The Hebrew word there for Spirit is the same word as “wind” or “breath”. The Spirit is “the breath of God”. The breath of God was moving or hovering over the waters. So, the first picture of the Spirit in the Bible is this picture of “air in motion”—energy being released, wind stirring up.
And all through the Creation account, you have this energy of the Spirit being released. And what happens when the Spirit moves—when the Spirit stirs—is that things become living things. The Holy Spirit is the Breath of Life.
In his nocturnal dialogue with Nicodemus, Jesus said that “the wind blows where it wishes, and you hear its sound, but you do not know where it comes from or where it goes. So it is with everyone who is born of the Spirit” (John 3:8). Then in Acts 2, the Holy Spirit comes in power on the Day of Pentecost. And He comes with the sound of a violent, rushing wind.

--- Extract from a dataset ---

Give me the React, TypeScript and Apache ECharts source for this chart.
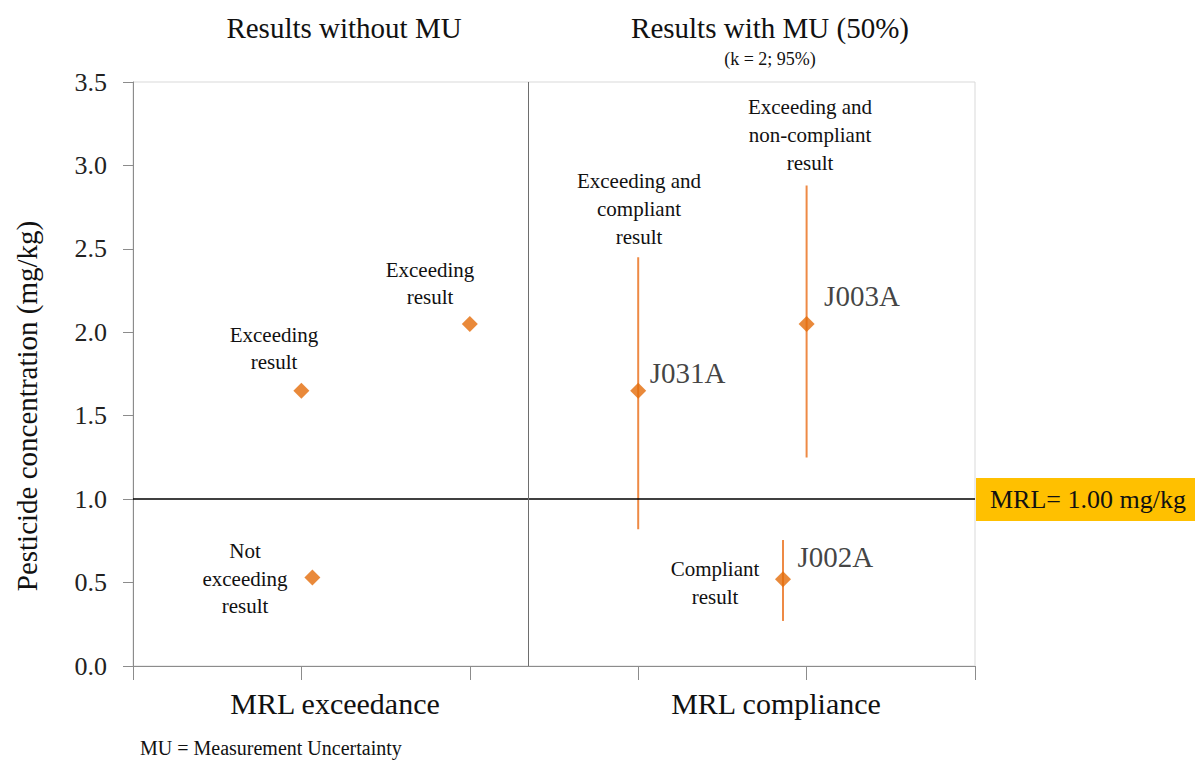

What are your expectations of the Holy Spirit—in your life as an individual Christian—and in the life of the church? Over the next several weeks, we will be using the book of Acts to show us how the Holy Spirit inspires Christians, how the Holy Spirit moves churches.
Between now and Sunday, I ask you to pray for two things: First, pray for a fresh understanding of what it means to have God’s Spirit living in you and, two, pray that the Spirit will move us as a church that we might become the church God intends us to be.
“If you then, who are evil, know how to give good gifts to your children, how much more will the heavenly Father give the Holy Spirit to those who ask him!”(Luke 11:13).